Na classe imediatamente superior - os que recebem até RS$ 240,00 por mês - estão quase 17,5 milhões de pessoas, muitas delas com responsabilidade de sustentar uma família. Juntando-se os dois grupos, chega-se ao impressionante número de 47 milhões de pessoas cujo poder aquisitivo mal dá para se alimentar. Em grave situação estão cerca de 7 milhões de brasileiros que estão amargando o desemprego pois, pelo menos temporariamente, não têm nenhuma renda ou vivem do seguro-desemprego e da assistência social. A classe seguinte, que engloba quase 14 milhões de pessoas, tem um rendimento mensal que não é nada extraordinário, atingindo, no máximo, R$ 480,00 que, na maioria dos casos, repetindo, têm de cobrir despesas de toda a família.

Rendimento das pessoas que trabalham - Brasil 2003

Rendimento mensal (R$)

No. de pessoas

%

Sem rendimento

29.280.000

36,6

Até 240,00

17.440.000

21,8

241,00 a 480,00

13.760.000

17,2

481,00 a 720,00

6.560.000

8,2

721,00 a 1.200,00

5.600.000

7,0

1.201,00 a 2.400,00

4.160.000

5,2

2.401,00 a 4.800,00

1.600.000

2,0

Mais de 4.800,00

800.000

1,0

Sem declaração

640.000

0,8

Total

79.840.000

100,0

Fonte: IBGE, PNAD 2002. Estimativa para 2003 do autor.

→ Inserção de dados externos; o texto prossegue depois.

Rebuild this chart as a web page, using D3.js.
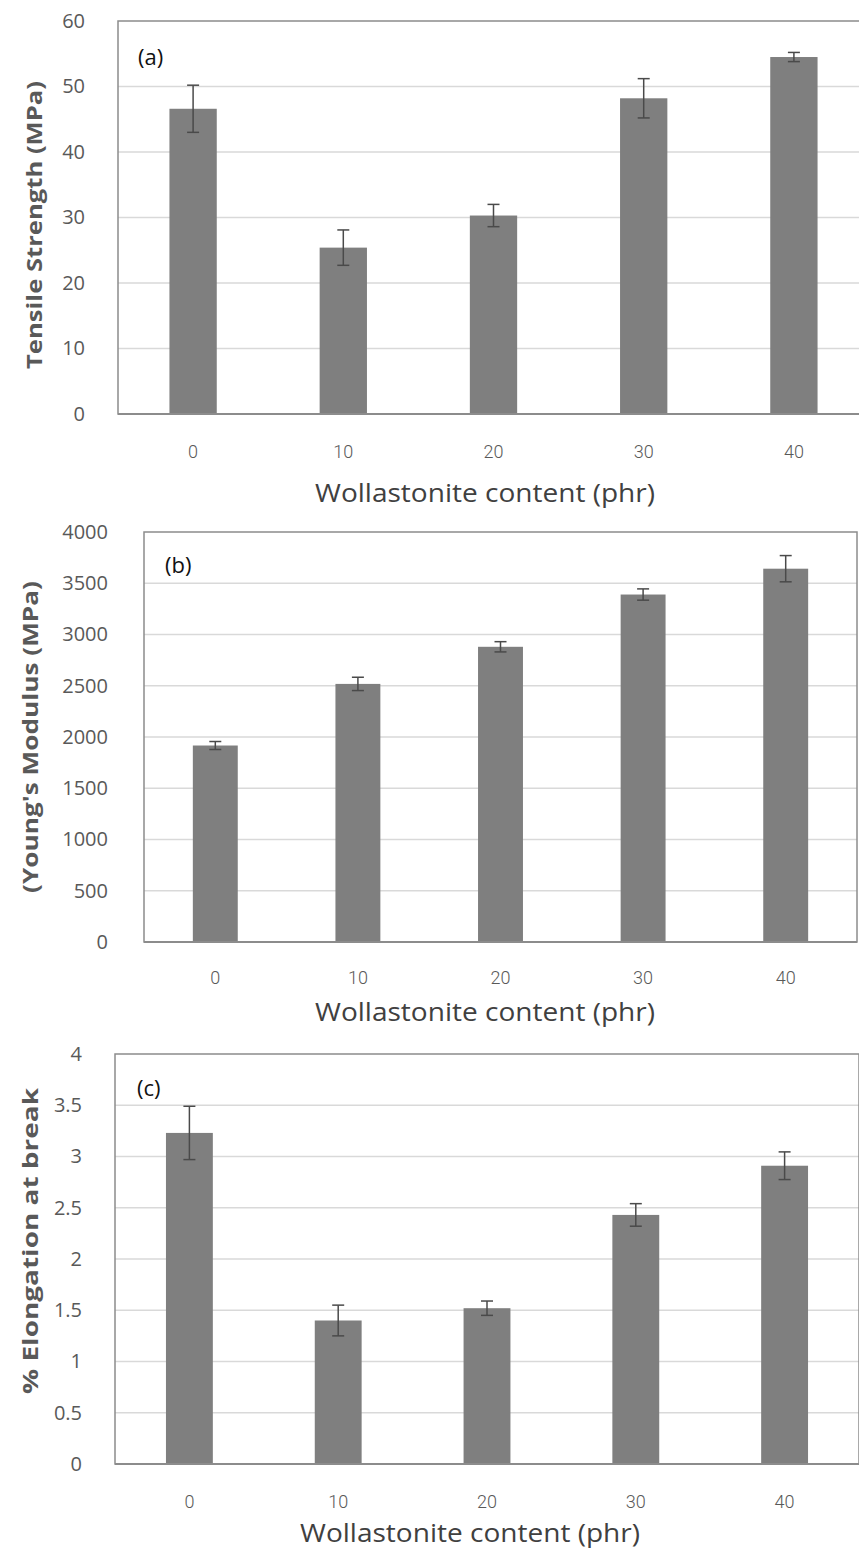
<!DOCTYPE html>
<html>
<head>
<meta charset="utf-8">
<script src="https://cdn.jsdelivr.net/npm/d3@7"></script>
<style>
  body { margin: 0; background: #fff; }
  svg { display: block; }
</style>
</head>
<body>
<div id="chart"></div>
<script>
// wollastonite content (phr)
var categories = ["0", "10", "20", "30", "40"];

// (a) tensile strength, MPa
var tensile = [46.6, 25.4, 30.3, 48.2, 54.5];
var tensileErr = [3.6, 2.7, 1.7, 3.0, 0.7];
var tensileTicks = [0, 10, 20, 30, 40, 50, 60];

// (b) young's modulus, MPa
var modulus = [1917, 2518, 2880, 3390, 3642];
var modulusErr = [39, 65, 50, 55, 128];
var modulusTicks = [0, 500, 1000, 1500, 2000, 2500, 3000, 3500, 4000];

// (c) elongation at break, %
var elongation = [3.23, 1.40, 1.52, 2.43, 2.91];
var elongationErr = [0.26, 0.15, 0.07, 0.11, 0.135];
var elongationTicks = [0, 0.5, 1, 1.5, 2, 2.5, 3, 3.5, 4];

var W = 859, H = 1549;
var barColor = "#7f7f7f";
var gridColor = "#d9d9d9";
var textGrey = "#595959";
var errColor = "#4a4a4a";

var svg = d3.select("#chart").append("svg").attr("width", W).attr("height", H);

var panels = [
    {values: tensile, errs: tensileErr, ticks: tensileTicks, label: "(a)",
     title: "Tensile Strength (MPa)", left: 118, right: 869, top: 21, bottom: 414,
     tickRight: 85, tickY: 452, titleX: 485, titleY: 493, labelX: 138, labelY: 57,
     yTitleX: 34, yTitleY: 225, yTitleLen: 288},
    {values: modulus, errs: modulusErr, ticks: modulusTicks, label: "(b)",
     title: "(Young's Modulus (MPa)", left: 144, right: 857, top: 532, bottom: 942,
     tickRight: 108, tickY: 978, titleX: 485, titleY: 1012, labelX: 165, labelY: 565,
     yTitleX: 30, yTitleY: 737, yTitleLen: 312},
    {values: elongation, errs: elongationErr, ticks: elongationTicks, label: "(c)",
     title: "% Elongation at break", left: 115, right: 859, top: 1054, bottom: 1464,
     tickRight: 82, tickY: 1502, titleX: 470, titleY: 1533, labelX: 137, labelY: 1088,
     yTitleX: 30, yTitleY: 1241, yTitleLen: 306}
];

panels.forEach(function(p) {
    var g = svg.append("g");
    var tmax = p.ticks[p.ticks.length - 1];

    var x = d3.scaleBand()
        .domain(categories)
        .range([p.left, p.right])
        .paddingInner(0.685)
        .paddingOuter(0.3425);
    var y = d3.scaleLinear()
        .domain([0, tmax])
        .range([p.bottom, p.top]);

    // gridlines
    g.append("g")
        .selectAll("line")
        .data(p.ticks.slice(1, -1))
        .enter().append("line")
        .attr("x1", p.left).attr("x2", p.right)
        .attr("y1", function(d) { return y(d); })
        .attr("y2", function(d) { return y(d); })
        .attr("stroke", gridColor)
        .attr("stroke-width", 1.5);

    // plot frame
    g.append("rect")
        .attr("x", p.left).attr("y", p.top)
        .attr("width", p.right - p.left).attr("height", p.bottom - p.top)
        .attr("fill", "none")
        .attr("stroke", "#8c8c8c")
        .attr("stroke-width", 1.5);

    // bars
    g.append("g")
        .selectAll("rect")
        .data(p.values)
        .enter().append("rect")
        .attr("x", function(d, i) { return x(categories[i]); })
        .attr("y", function(d) { return y(d); })
        .attr("width", x.bandwidth())
        .attr("height", function(d) { return p.bottom - y(d); })
        .attr("fill", barColor);

    // error bars
    var eb = g.append("g")
        .selectAll("g")
        .data(p.values)
        .enter().append("g")
        .attr("stroke", errColor)
        .attr("stroke-width", 1.5);
    eb.append("line")
        .attr("x1", function(d, i) { return x(categories[i]) + x.bandwidth() / 2; })
        .attr("x2", function(d, i) { return x(categories[i]) + x.bandwidth() / 2; })
        .attr("y1", function(d, i) { return y(d - p.errs[i]); })
        .attr("y2", function(d, i) { return y(d + p.errs[i]); });
    [-1, 1].forEach(function(s) {
        eb.append("line")
            .attr("x1", function(d, i) { return x(categories[i]) + x.bandwidth() / 2 - 6; })
            .attr("x2", function(d, i) { return x(categories[i]) + x.bandwidth() / 2 + 6; })
            .attr("y1", function(d, i) { return y(d + s * p.errs[i]); })
            .attr("y2", function(d, i) { return y(d + s * p.errs[i]); });
    });

    // x axis line
    g.append("line")
        .attr("x1", p.left).attr("x2", p.right)
        .attr("y1", p.bottom).attr("y2", p.bottom)
        .attr("stroke", "#8c8c8c")
        .attr("stroke-width", 2);

    // y tick labels
    var yAxis = g.append("g")
        .attr("transform", "translate(" + p.tickRight + ",0)")
        .call(d3.axisLeft(y).tickValues(p.ticks).tickSize(0).tickPadding(0)
            .tickFormat(function(d) { return "" + d; }));
    yAxis.select(".domain").remove();
    yAxis.selectAll("text")
        .attr("font-family", "Open Sans")
        .attr("font-size", "20px")
        .attr("fill", textGrey);

    // x tick labels
    var xAxis = g.append("g")
        .attr("transform", "translate(0," + p.tickY + ")")
        .call(d3.axisBottom(x).tickSize(0).tickPadding(0));
    xAxis.select(".domain").remove();
    xAxis.selectAll("text")
        .attr("dy", "0.35em")
        .attr("font-family", "Roboto")
        .attr("font-weight", 300)
        .attr("font-size", "18px")
        .attr("fill", textGrey);

    // x title
    g.append("text")
        .attr("x", p.titleX)
        .attr("y", p.titleY)
        .attr("dy", "0.35em")
        .attr("text-anchor", "middle")
        .attr("font-family", "Open Sans")
        .attr("font-size", "25px")
        .attr("textLength", 340)
        .attr("lengthAdjust", "spacingAndGlyphs")
        .attr("fill", "#404040")
        .text("Wollastonite content (phr)");

    // y title
    g.append("text")
        .attr("transform", "translate(" + p.yTitleX + "," + p.yTitleY + ") rotate(-90)")
        .attr("text-anchor", "middle")
        .attr("dy", "0.35em")
        .attr("font-family", "Open Sans")
        .attr("font-weight", "bold")
        .attr("font-size", "22px")
        .attr("textLength", p.yTitleLen)
        .attr("lengthAdjust", "spacingAndGlyphs")
        .attr("fill", textGrey)
        .text(p.title);

    // panel label
    g.append("text")
        .attr("x", p.labelX)
        .attr("y", p.labelY)
        .attr("dy", "0.35em")
        .attr("font-family", "Open Sans")
        .attr("font-size", "22px")
        .attr("fill", "#111")
        .text(p.label);
});
</script>
</body>
</html>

Nada disso é surpreendente. O que seria surpresa é ver esse povo dando um salto por ocasião do Natal, especialmente, em um ano de forte desemprego, redução de renda, alta tributação (manutenção da tabela do imposto de renda), escorchantes juros e explosivos preços públicos. Tudo isso conspirou contra o poder aquisitivo da maioria dos consumidores.

As compras do Natal e ao longo do ano poderiam ser bem melhores se os brasileiros tivessem as regalias dos americanos, por exemplo, que além de renda muito mais alta, podem adquirir produtos caros para serem pagos a perder de vista (inclusive residências) com juros de 3% a 6% ao ano.

Quando se fala em ativar o mercado interno, há que se levar em conta essa triste realidade: o nosso povo não tem renda. Pior. As distorções na sua distribuição têm raízes fundas o que requererá um tempo longo para serem atenuadas. Melhora substancial nesse campo vai precisar de uma ampliação substancial do acesso à escola - e boa escola - assim como do acesso à terra - e com apoio técnico - além de uma redução dos fatores de discriminação que machucam as mulheres, os negros, os portadores de deficiência, os mais pobres e vários outros grupos vulneráveis.

Mais grave do que isso, é preciso lembrar que muitas dessas distorções decorrem de leis de má qualidade como é o caso da garantia da universidade pública gratuita para quem pode pagar, da utilização dos recursos da assistência social pelos não pobres, da garantia de aposentadorias polpudas para quem menos contribuiu para o sistema previdenciário e assim por diante.

Em suma, não basta trombetear contra a má distribuição de renda. É preciso ter coragem a patriotismo para legislar em favor dos excluídos. Muitas medidas serão impopulares porque descontentarão os incluídos. Mas, afinal, o que queremos fazer do Brasil? Um país de consumidores ou de assistidos? Essa escolha é crucial para se chegar a um bom mercado interno. O resto é demagogia.